►
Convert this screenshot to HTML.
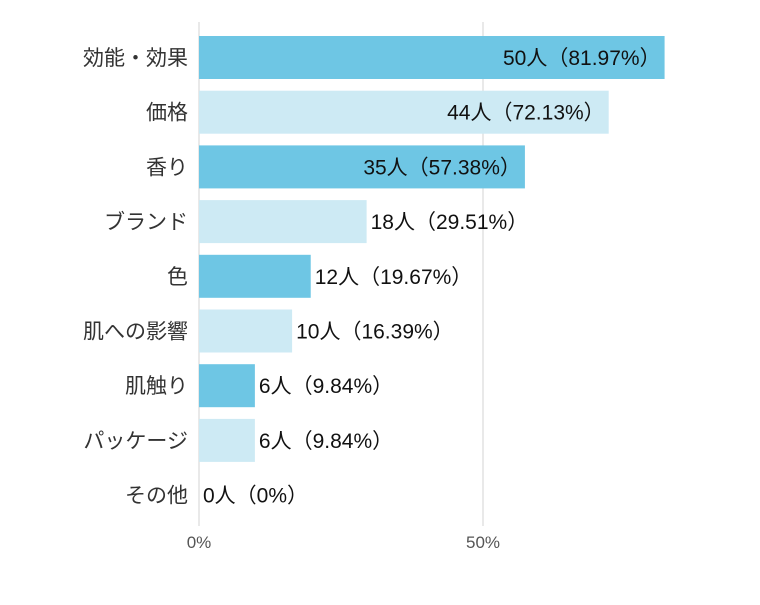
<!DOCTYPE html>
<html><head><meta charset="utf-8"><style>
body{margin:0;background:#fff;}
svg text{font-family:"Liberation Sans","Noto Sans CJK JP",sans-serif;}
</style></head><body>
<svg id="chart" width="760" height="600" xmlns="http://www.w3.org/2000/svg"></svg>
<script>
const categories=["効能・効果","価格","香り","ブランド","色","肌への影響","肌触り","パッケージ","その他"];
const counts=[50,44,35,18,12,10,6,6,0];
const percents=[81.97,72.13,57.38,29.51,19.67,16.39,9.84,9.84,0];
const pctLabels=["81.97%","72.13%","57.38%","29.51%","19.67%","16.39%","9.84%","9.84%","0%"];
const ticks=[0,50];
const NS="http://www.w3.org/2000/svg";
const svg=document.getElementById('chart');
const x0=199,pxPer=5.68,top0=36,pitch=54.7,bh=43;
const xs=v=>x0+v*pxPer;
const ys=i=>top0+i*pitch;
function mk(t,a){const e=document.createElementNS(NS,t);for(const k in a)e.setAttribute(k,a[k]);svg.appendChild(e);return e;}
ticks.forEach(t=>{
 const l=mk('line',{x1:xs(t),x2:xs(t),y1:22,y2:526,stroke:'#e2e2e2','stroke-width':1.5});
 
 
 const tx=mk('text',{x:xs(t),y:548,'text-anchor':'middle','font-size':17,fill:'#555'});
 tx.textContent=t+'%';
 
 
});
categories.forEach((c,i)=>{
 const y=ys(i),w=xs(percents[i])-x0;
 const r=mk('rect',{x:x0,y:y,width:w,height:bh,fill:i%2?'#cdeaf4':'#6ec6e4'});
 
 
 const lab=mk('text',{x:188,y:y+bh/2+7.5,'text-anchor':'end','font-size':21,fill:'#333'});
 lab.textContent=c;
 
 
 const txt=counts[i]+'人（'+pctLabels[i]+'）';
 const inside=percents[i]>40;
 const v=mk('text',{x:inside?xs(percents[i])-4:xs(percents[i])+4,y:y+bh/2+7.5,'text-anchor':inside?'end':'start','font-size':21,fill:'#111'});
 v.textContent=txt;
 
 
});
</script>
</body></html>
◄
* [Exercise prompt]
Transcribe all the lines above exactly, apart from the pictures.

* [Correct response]
Convert this screenshot to HTML.
<!DOCTYPE html>
<html><head><meta charset="utf-8"><style>
body{margin:0;background:#fff;}
svg text{font-family:"Liberation Sans","Noto Sans CJK JP",sans-serif;}
</style></head><body>
<svg id="chart" width="760" height="600" xmlns="http://www.w3.org/2000/svg"></svg>
<script>
const categories=["効能・効果","価格","香り","ブランド","色","肌への影響","肌触り","パッケージ","その他"];
const counts=[50,44,35,18,12,10,6,6,0];
const percents=[81.97,72.13,57.38,29.51,19.67,16.39,9.84,9.84,0];
const pctLabels=["81.97%","72.13%","57.38%","29.51%","19.67%","16.39%","9.84%","9.84%","0%"];
const ticks=[0,50];
const NS="http://www.w3.org/2000/svg";
const svg=document.getElementById('chart');
const x0=199,pxPer=5.68,top0=36,pitch=54.7,bh=43;
const xs=v=>x0+v*pxPer;
const ys=i=>top0+i*pitch;
function mk(t,a){const e=document.createElementNS(NS,t);for(const k in a)e.setAttribute(k,a[k]);svg.appendChild(e);return e;}
ticks.forEach(t=>{
 const l=mk('line',{x1:xs(t),x2:xs(t),y1:22,y2:526,stroke:'#e2e2e2','stroke-width':1.5});
 
 
 const tx=mk('text',{x:xs(t),y:548,'text-anchor':'middle','font-size':17,fill:'#555'});
 tx.textContent=t+'%';
 
 
});
categories.forEach((c,i)=>{
 const y=ys(i),w=xs(percents[i])-x0;
 const r=mk('rect',{x:x0,y:y,width:w,height:bh,fill:i%2?'#cdeaf4':'#6ec6e4'});
 
 
 const lab=mk('text',{x:188,y:y+bh/2+7.5,'text-anchor':'end','font-size':21,fill:'#333'});
 lab.textContent=c;
 
 
 const txt=counts[i]+'人（'+pctLabels[i]+'）';
 const inside=percents[i]>40;
 const v=mk('text',{x:inside?xs(percents[i])-4:xs(percents[i])+4,y:y+bh/2+7.5,'text-anchor':inside?'end':'start','font-size':21,fill:'#111'});
 v.textContent=txt;
 
 
});
</script>
</body></html>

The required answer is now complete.